Methods: Twenty-five consecutive drug-naïve patients with cervical dystonia and 25 healthy controls underwent the simultaneous surface electromyographic (EMG) recording of sternocleidomastoid (SCM) muscle contractions during head/neck position changes, blink reflex recovery cycle (BRrc), DAT-SPECT, and advanced structural neuroimaging analysis using voxel-based morphometry (VBM).
Results: Surface EMG recordings of SCM muscle activity during changes in head/neck position demonstrated an insignificant asymmetric low amplitude of the SCM muscle contractions in the horizontal position in both patients and controls, but an asymmetric high amplitude in SCM muscle contractions leading to abnormal head movements in vertical positions in patients with cervical dystonia. All controls had a symmetric low increase in amplitude of SCM muscle contractions in response to changes in head/neck position.

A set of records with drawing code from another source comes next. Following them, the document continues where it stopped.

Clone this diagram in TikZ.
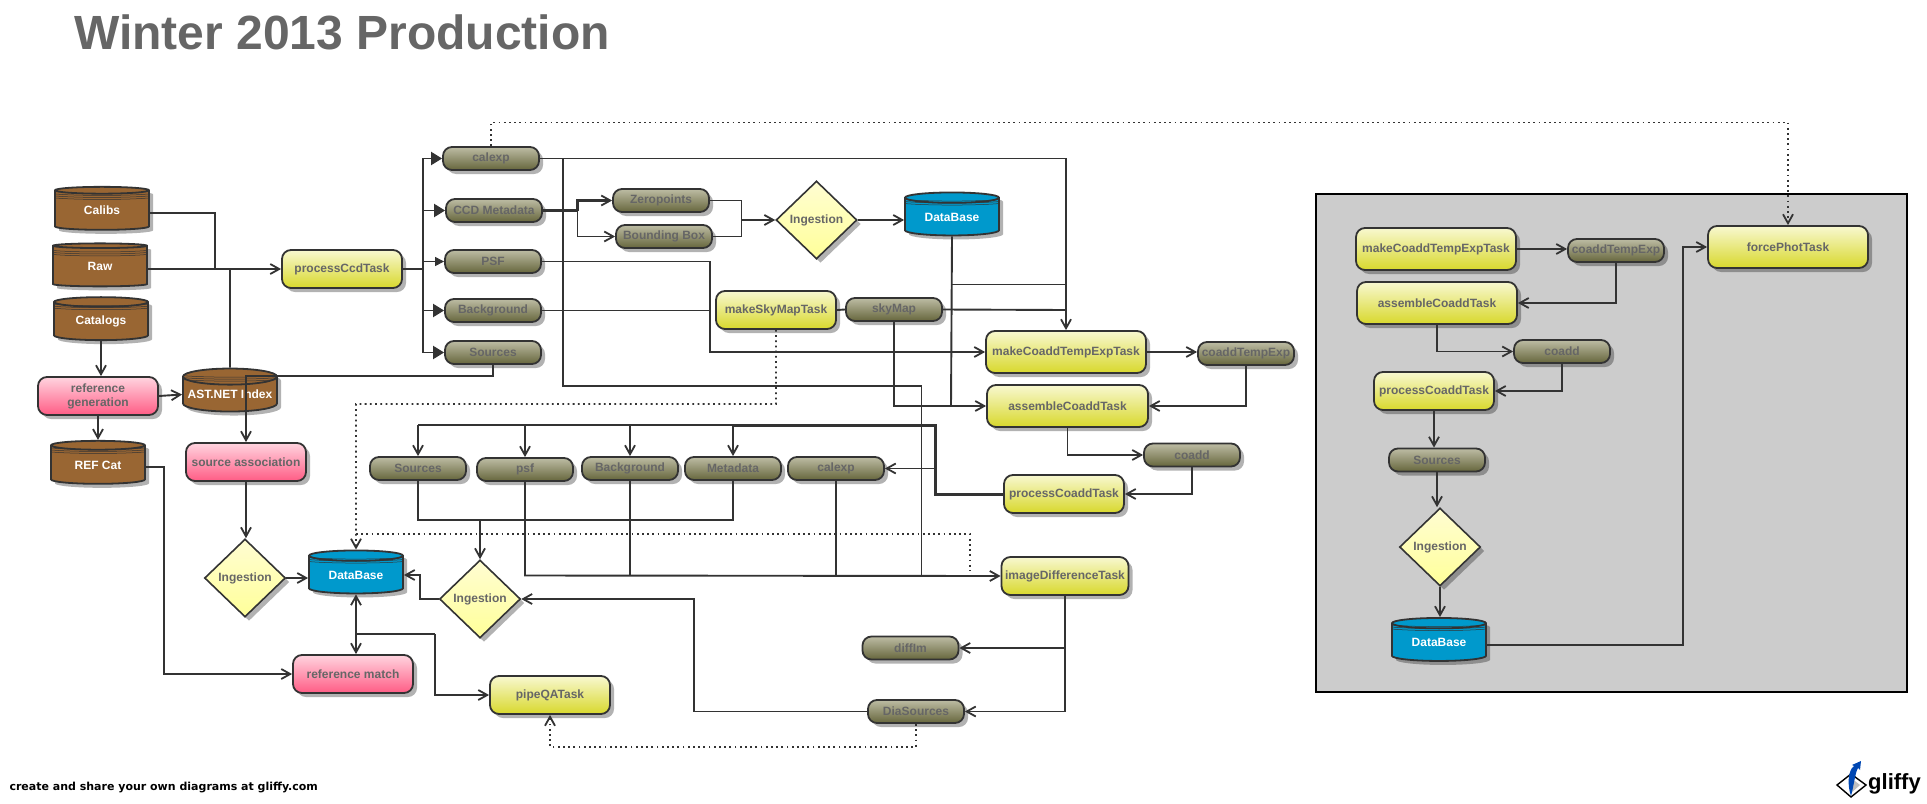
\documentclass[tikz,border=0pt]{standalone}
\usepackage{fontspec}
\setmainfont{Liberation Sans}
\newfontfamily\footfont{DejaVu Sans}
\usetikzlibrary{arrows.meta,shapes.geometric,shadows}
\definecolor{ink}{HTML}{333333}
\definecolor{labelgray}{HTML}{666666}
\definecolor{tasktop}{HTML}{F8F8D0}
\definecolor{taskbot}{HTML}{D8D82C}
\definecolor{datatop}{HTML}{BDBCA4}
\definecolor{databot}{HTML}{66663C}
\definecolor{pinktop}{HTML}{FFD4DF}
\definecolor{pinkbot}{HTML}{FF5C85}
\definecolor{choicetop}{HTML}{FFFDD2}
\definecolor{choicebot}{HTML}{FFFF99}
\definecolor{storebrown}{HTML}{996633}
\definecolor{storeblue}{HTML}{0099CC}
\tikzset{
  shadowed/.style={general shadow={fill=black,fill opacity=.3,shadow xshift=4pt,shadow yshift=-4pt}},
  box/.style={shadowed,draw=ink,line width=1.8pt,rectangle,rounded corners=9pt,inner sep=0pt,
    font=\fontsize{12}{14}\bfseries,text=labelgray,align=center},
  task/.style={box,minimum height=38,top color=tasktop,bottom color=taskbot},
  datum/.style={box,minimum width=96,minimum height=23,top color=datatop,bottom color=databot},
  stage/.style={box,minimum width=120,minimum height=38,top color=pinktop,bottom color=pinkbot},
  choice/.style={shadowed,draw=ink,line width=1.6pt,diamond,minimum width=81,minimum height=78,inner sep=0pt,
    top color=choicetop,bottom color=choicebot,font=\fontsize{12}{14}\bfseries,text=labelgray},
  store/.style={shadowed,draw=ink,line width=1.8pt,cylinder,shape border rotate=90,shape aspect=.19,
    minimum width=94,minimum height=43,inner sep=0pt,
    font=\fontsize{12}{14}\bfseries,text=white},
  brown/.style={store,fill=storebrown},
  blue/.style={store,fill=storeblue},
  tip/.style={-{Straight Barb[length=9pt,width=10pt,line width=1.8pt]}},
  link/.style={draw=ink,line width=1.9pt,tip},
  plain/.style={draw=ink,line width=1.9pt},
  heavy/.style={draw=ink,line width=3pt},
  fat/.style={draw=ink,line width=1.9pt,-{Triangle[length=11pt,width=13pt]}},
  dots/.style={draw=ink,line width=1.8pt,dash pattern=on 1.8pt off 3.4pt},
}
% three thin rims under the top of a store
\newcommand{\rims}[1]{
  \foreach \d in {8,10,12}
    \draw[ink,line width=.5pt] ([xshift=-47pt,yshift=-\d pt]#1.north) .. controls ([xshift=-25pt,yshift=-\d pt-2pt]#1.north) and ([xshift=25pt,yshift=-\d pt-2pt]#1.north) .. ([xshift=47pt,yshift=-\d pt]#1.north);
}
\begin{document}
\begin{tikzpicture}[x=1pt,y=-1pt]
    \useasboundingbox (0,0) rectangle (1927,803);

    \node[anchor=west,inner sep=0pt,text=labelgray,font=\fontsize{48}{50}\bfseries] (title) at (74,32) {Winter 2013 Production};
    \node[anchor=west,font=\footfont\fontsize{11}{13}\bfseries] (foot) at (6,787) {create and share your own diagrams at gliffy.com};

    % grey panel
    \node[draw=black,line width=1.2pt,fill=black!20,minimum width=591,minimum height=498,inner sep=0pt] (panel) at (1611.5,443) {};

    % inputs
    \node[brown] (calibs) at (102,210.5) {Calibs};
    \node[brown] (raw) at (100,266.5) {Raw};
    \node[brown] (catalogs) at (101,321.5) {Catalogs};
    \node[stage] (refgen) at (98,396) {reference\\generation};
    \node[brown] (astnet) at (230,394.5) {AST.NET Index};
    \node[brown] (refcat) at (98,465) {REF Cat};
    \node[stage] (srcassoc) at (246,462) {source association};
    \node[choice] (ingestA) at (245,578) {Ingestion};
    \node[blue] (dbA) at (356,575) {DataBase};
    \node[stage] (refmatch) at (353,674) {reference match};
    \node[task,minimum width=120] (pipeqa) at (550,695) {pipeQATask};
    \rims{calibs} \rims{raw} \rims{catalogs} \rims{astnet} \rims{refcat} \rims{dbA}

    % processCcd and its outputs
    \node[task,minimum width=120] (proccd) at (342,269) {processCcdTask};
    \node[datum] (calexpA) at (491,158.5) {calexp};
    \node[datum] (ccdmeta) at (494,210.5) {CCD Metadata};
    \node[datum] (psfA) at (493,261.5) {PSF};
    \node[datum] (bgA) at (493,310.5) {Background};
    \node[datum] (srcA) at (493,352.5) {Sources};
    \node[datum] (zero) at (661,200.5) {Zeropoints};
    \node[datum] (bbox) at (664,236.5) {Bounding Box};
    \node[choice] (ingestB) at (816.5,220) {Ingestion};
    \node[blue] (dbB) at (952,217) {DataBase};
    \rims{dbB}

    % coadd chain
    \node[task,minimum width=120] (skytask) at (776,310) {makeSkyMapTask};
    \node[datum] (skymap) at (894,309.5) {skyMap};
    \node[task,minimum width=160,minimum height=42] (tempexp) at (1066,352) {makeCoaddTempExpTask};
    \node[datum] (tempdata) at (1246,353.5) {coaddTempExp};
    \node[task,minimum width=161,minimum height=42] (assemble) at (1067.5,406) {assembleCoaddTask};
    \node[datum] (coadd) at (1192,455) {coadd};
    \node[task,minimum width=120] (proccoadd) at (1064,494) {processCoaddTask};

    % difference row
    \node[datum] (srcB) at (418,468.5) {Sources};
    \node[datum] (psfB) at (525,469.5) {psf};
    \node[datum] (bgB) at (630,468.5) {Background};
    \node[datum] (metaB) at (733,468.5) {Metadata};
    \node[datum] (calexpB) at (836,468.5) {calexp};
    \node[choice] (ingestC) at (480,599) {Ingestion};
    \node[task,minimum width=127] (imdiff) at (1065,576) {imageDifferenceTask};
    \node[datum] (diffim) at (910.5,648) {diffIm};
    \node[datum] (diasrc) at (916,711.5) {DiaSources};

    % panel contents
    \node[task,minimum width=160,minimum height=42] (ptempexp) at (1436,249) {makeCoaddTempExpTask};
    \node[datum] (ptempdata) at (1616,250.5) {coaddTempExp};
    \node[task,minimum width=160,minimum height=42] (passemble) at (1437,303) {assembleCoaddTask};
    \node[datum] (pcoadd) at (1562,351.5) {coadd};
    \node[task,minimum width=120] (pproccoadd) at (1434,391) {processCoaddTask};
    \node[datum] (psrc) at (1437,460) {Sources};
    \node[choice] (pingest) at (1440,547) {Ingestion};
    \node[blue] (pdb) at (1439,642.5) {DataBase};
    \node[task,minimum width=160,minimum height=42] (force) at (1788,247) {forcePhotTask};
    \rims{pdb}

    % junctions
    \coordinate (jraw) at (215,269);
    \coordinate (jast) at (230,269);
    \coordinate (jout) at (423,269);
    \coordinate (jsrc) at (246,376);
    \coordinate (jccd) at (577.5,210.5);
    \coordinate (jing) at (741.5,220);
    \coordinate (jrow) at (480,520);
    \coordinate (jqa) at (356,634);
    \coordinate (jqb) at (435,634);
    \coordinate (jcalA) at (563,158.5);
    \coordinate (jcalB) at (563,386);
    \coordinate (jcalC) at (921.5,386);
    \coordinate (jcalD) at (921.5,576);
    \coordinate (jpsf) at (710,261.5);
    \coordinate (jpsfB) at (710,352);
    \coordinate (jdbA) at (951,406);
    \coordinate (jdbB) at (951,284.5);
    \coordinate (jsky) at (1066,310);
    \coordinate (jtop) at (1066,158.5);
    \coordinate (jskyB) at (894,406);
    \coordinate (jbusA) at (935,494);
    \coordinate (jbusB) at (935,425);
    \coordinate (jbusC) at (418,425);
    \coordinate (jbusD) at (935,468.5);
    \coordinate (jbg) at (630,575.5);
    \coordinate (jcal) at (836,575.5);
    \coordinate (jpb) at (525,575.5);
    \coordinate (jdiff) at (1065,648);
    \coordinate (jdia) at (694,711.5);
    \coordinate (jdotA) at (491,122.5);
    \coordinate (jdotB) at (1788,122.5);
    \coordinate (jdotC) at (776,404);
    \coordinate (jdotD) at (356,404);
    \coordinate (jdotE) at (356,534);
    \coordinate (jdotF) at (970,534);
    \coordinate (jdotG) at (970,571);
    \coordinate (jdotH) at (916,747);
    \coordinate (jdotI) at (550,747);
    \coordinate (jref) at (164,467);
    \coordinate (jrefB) at (164,674);
    \coordinate (jingC) at (420,599);
    \coordinate (jpanA) at (1683,645);
    \coordinate (jpanB) at (1683,247);

    % left side
    \draw[plain] (calibs.east |- 0,213) -| (jraw);
    \draw[link] (raw.east |- jraw) -- (proccd.west);
    \draw[plain] (jast) -- (astnet.north);
    \draw[link] (catalogs.south) -- (catalogs.south |- refgen.north);
    \draw[link] (refgen.east) -- (astnet.west);
    \draw[link] (refgen.south) -- (refcat.north);
    \draw[link] (srcA.south) |- (jsrc) -- (srcassoc.north);
    \draw[link] (srcassoc.south) -- (srcassoc.south |- ingestA.north);
    \draw[link] (ingestA.east) -- (ingestA.east -| dbA.west);
    \draw[link] (ingestC.west) -- (jingC) |- (dbA.east);
    \draw[link,{Straight Barb[length=9pt,width=10pt,line width=1.8pt]}-{Straight Barb[length=9pt,width=10pt,line width=1.8pt]}] (dbA.south) -- (dbA.south |- refmatch.north);
    \draw[plain] (jqa) -- (jqb);
    \draw[link] (jqb) |- (pipeqa.west);
    \draw[link] (refcat.east |- jref) -- (jref) -- (jrefB) -- (refmatch.west);

    % processCcd outputs
    \draw[plain] (proccd.east) -- (jout);
    \draw[fat] (jout) |- (calexpA.west);
    \draw[fat] (jout) |- (ccdmeta.west);
    \draw[draw=ink,line width=1pt,-{Triangle[length=9pt,width=9pt]}] (jout) |- (psfA.west);
    \draw[fat] (jout) |- (bgA.west);
    \draw[fat] (jout) |- (srcA.west);

    % metadata to database
    \draw[heavy] (ccdmeta.east) -- (jccd);
    \draw[link,line width=3pt] (jccd) |- (zero.west);
    \draw[link] (jccd) |- (bbox.west);
    \draw[ink,line width=.8pt] (zero.east) -| (jing);
    \draw[plain] (bbox.east) -| (jing);
    \draw[link] (jing) -- (ingestB.west);
    \draw[link] (ingestB.east) -- (ingestB.east -| dbB.west);

    % inputs of the coadd tasks
    \draw[link] (calexpA.east) -- (jtop) -- (tempexp.north);
    \draw[plain] (jcalA) -- (jcalB) -- (jcalC) -- (jcalD);
    \draw[link] (psfA.east) -- (jpsf) -- (jpsfB) -- (tempexp.west);
    \draw[plain] (bgA.east) -- (jpsf |- bgA.east);
    \draw[plain] (skytask.east) -- (skymap.west);
    \draw[plain] (skymap.east) -- (jsky);
    \draw[link] (skymap.south) -- (jskyB) -- (assemble.west);
    \draw[plain] (dbB.south) -- (jdbA);
    \draw[plain] (jdbB) -- (jdbB -| jsky);

    % coadd chain
    \draw[link] (tempexp.east) -- (tempexp.east -| tempdata.west);
    \draw[link] (tempdata.south) |- (assemble.east);
    \draw[link] (assemble.south) |- (coadd.west);
    \draw[link] (coadd.south) |- (proccoadd.east);
    \draw[heavy] (proccoadd.west) -- (jbusA) -- (jbusB) -- (metaB.north |- jbusB);
    \draw[plain] (metaB.north |- jbusC) -- (jbusC);
    \draw[link] (jbusC) -- (srcB.north);
    \draw[link] (psfB.north |- jbusC) -- (psfB.north);
    \draw[link] (bgB.north |- jbusC) -- (bgB.north);
    \draw[link] (metaB.north |- jbusC) -- (metaB.north);
    \draw[link] (jbusD) -- (calexpB.east);

    % difference row
    \draw[plain] (srcB.south) |- (jrow) -| (metaB.south);
    \draw[link] (jrow) -- (ingestC.north);
    \draw[link] (psfB.south) -- (jpb) -- (imdiff.west);
    \draw[plain] (bgB.south) -- (jbg);
    \draw[plain] (calexpB.south) -- (jcal);
    \draw[link] (imdiff.south) |- (diasrc.east);
    \draw[link] (jdiff) -- (diffim.east);
    \draw[link] (diasrc.west) -- (jdia) |- (ingestC.east);

    % dotted
    \draw[dots,tip] (calexpA.north) -- (jdotA) -- (jdotB) -- (force.north);
    \draw[dots,tip] (skytask.south) -- (jdotC) -- (jdotD) -- (dbA.north);
    \draw[dots] (jdotE) -- (jdotF) -- (jdotG);
    \draw[dots,tip] (diasrc.south) -- (jdotH) -- (jdotI) -- (pipeqa.south);

    % panel
    \draw[link] (ptempexp.east) -- (ptempexp.east -| ptempdata.west);
    \draw[link] (ptempdata.south) |- (passemble.east);
    \draw[link] (passemble.south) |- (pcoadd.west);
    \draw[link] (pcoadd.south) |- (pproccoadd.east);
    \draw[link] (pproccoadd.south) -- (pproccoadd.south |- psrc.north);
    \draw[link] (psrc.south) -- (psrc.south |- pingest.north);
    \draw[link] (pingest.south) -- (pingest.south |- pdb.north);
    \draw[link] (pdb.east |- jpanA) -- (jpanA) -- (jpanB) -- (force.west);

    % logo
    \node[anchor=west,font=\fontsize{22}{24}\bfseries,text=black,inner sep=0pt] (logo) at (1868,784) {gliffy};
    \draw[black,line width=1.4pt,fill=white] (1837,785) -- (1851,774) -- (1866,785) -- (1851,797) -- cycle;
    \fill[black!25] (1851,778) -- (1860,785) -- (1851,793) -- cycle;
    \fill[blue!60!cyan!70!black] (1851,796) .. controls (1847,785) and (1848,770) .. (1854,766) -- (1852,765) -- (1861,761) -- (1860,770) -- (1858,768) .. controls (1855,773) and (1854,785) .. (1851,796) -- cycle;
\end{tikzpicture}
\end{document}
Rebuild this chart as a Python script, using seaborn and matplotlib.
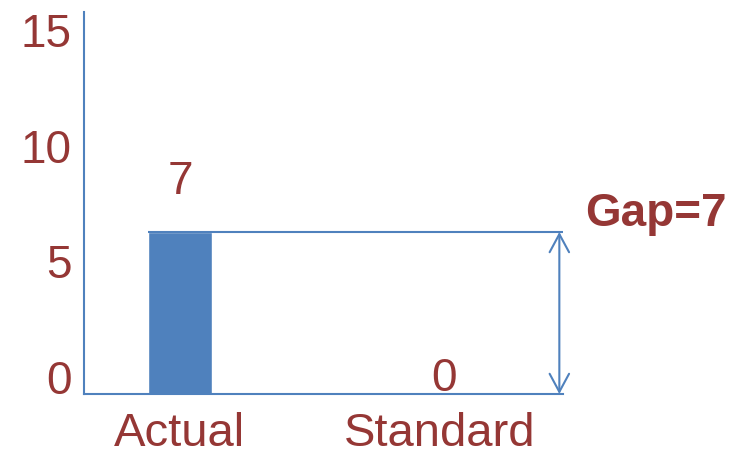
import matplotlib
matplotlib.use("Agg")
import matplotlib.pyplot as plt
import seaborn as sns
import pandas as pd

categories = ["Actual", "Standard"]
values = [7, 0]
yticks = [0, 5, 10, 15]

BLUE = "#4F81BD"
RED = "#953735"

sns.set_theme(style="white")
plt.rcParams["font.family"] = ["Liberation Sans", "DejaVu Sans"]

df = pd.DataFrame({"category": categories, "value": values})

fig = plt.figure(figsize=(7.48, 4.55), dpi=100)
ax = fig.add_axes([0.1123, 0.134, 0.640, 0.8396])

sns.barplot(data=df, x="category", y="value", color=BLUE, saturation=1,
            width=0.246, ax=ax)

ax.set_xlim(-0.369, 1.473)
ax.set_ylim(0, 16.5)
ax.set_yticks(yticks)
ax.set_xlabel("")
ax.set_ylabel("")

for side in ["top", "right"]:
    ax.spines[side].set_visible(False)
for side in ["left", "bottom"]:
    ax.spines[side].set_color(BLUE)
    ax.spines[side].set_linewidth(1.5)

ax.tick_params(axis="y", length=0, pad=9, labelsize=33, labelcolor=RED)
ax.tick_params(axis="x", length=0, pad=13, labelsize=34, labelcolor=RED)
for lbl in ax.get_yticklabels():
    lbl.set_va("baseline")

# value labels above each bar
for i, v in enumerate(values):
    pad = 27 if v > 0 else 2
    ax.annotate(str(v), (i, v), xytext=(3 if v == 0 else 0, pad),
                textcoords="offset points",
                ha="center", va="baseline", fontsize=33, color=RED)

# gap indicator between the actual value and the standard
gap = values[0] - values[1]
bar_left = 0 - 0.246 / 2
arrow_x = 1.46
ax.hlines(values[0], bar_left, 1.473, color=BLUE, lw=1.5)
ax.annotate("", xy=(arrow_x, values[1]), xytext=(arrow_x, values[0]),
            arrowprops=dict(arrowstyle="<->,head_length=0.65,head_width=0.35",
                            color=BLUE, lw=1.5, shrinkA=0, shrinkB=0,
                            mutation_scale=20),
            annotation_clip=False)
ax.annotate(f"Gap={gap}", (1.558, values[0]), xytext=(0, 4),
            textcoords="offset points", ha="left", va="baseline",
            fontsize=33, fontweight="bold", color=RED, annotation_clip=False)

fig.savefig("out.png", dpi=100)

VBM analysis in 19 patients showed abnormal decreases of gray matter (GM) volume in the bilateral motor (localized in the homunculus of the head) and premotor cortices when compared to controls. In addition, the side of these neuroanatomical changes was asymmetrically related to abnormal head deviations in these patients. All subjects had normal results during BRrc and DAT-SPECT.
Conclusions: The passage from inactive horizontal position to active vertical head/neck posture initiates head deviation in drug-naïve patients with cervical dystonia, and the anatomical correlates of this dystonic head rotation is a restricted abnormal pattern of GM changes in the motor cortices.